Well, I never squeezed the bulb. I never even thought about squeezing the bulb. I didn't want the goddam bulb, do you understand? What I wanted was a volume control. I wanted to turn it up.
But, too soon, the show was over. The drumming ceased; the lights shut off. The technician, with the efficiency of a good pizza chef, slid me out of the imaging machine.
I raised my head a bit, looked around.
No Helnwein. No Rammstein.
Where had all the streamers gone?
I climbed gingerly off the thin table. My wife set down the magazine she'd been perusing and helped me hobble out of the room.
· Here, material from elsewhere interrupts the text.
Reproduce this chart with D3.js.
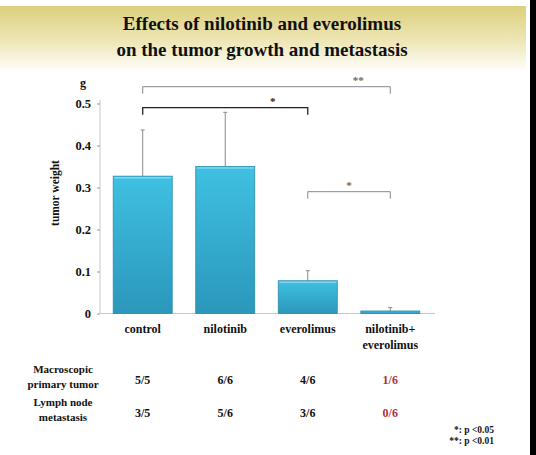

A certain thumpa-thumpa-thump still echoing in my skull. A certain amount of removal still lingering from the Darvocets I'd popped earlier. A certain dread of Oh Christ, What have they found? That I have a strangulated hernia or somesuch? That it's cancer of the spinal thingamawhozis?
The tech did a preliminary look-see at the magnetographs of my spine and my spine's interior, then forwarded the images to one of the earlier docs.
It turned out to be sprained back muscles.
After all the testing and prodding and poking and thumpa-thumpa-thump, after all the missed employment time, after so many nights of bad dreams in which I ended up like Christopher "You'll Believe a Man Can Turn His Head Slightly To The Left" Reeve, it turned out that I was beset by nothing worse than muscles strained beyond endurance. Much like my financial standing, despite the buffering of health insurance.
But now I've completely recovered from the back; and am almost finished recovering from the debt. And I also have, for the trouble, a cherished memory of my own personal and skin-close techno concert, possibly performed live by Rammstein, courtesy of the good folks at the Austin Radiological Association.
In MRI, the strength of the transmitted magnetic energy is proportional to the number of hydrogen protons in the tissue, you see. And signal strength is modified by the properties of each proton's micro environment, such as its mobility and the local homogeneity of the magnetic field.
That's what they say, anyway.
You know what I say? I say: Let it rock!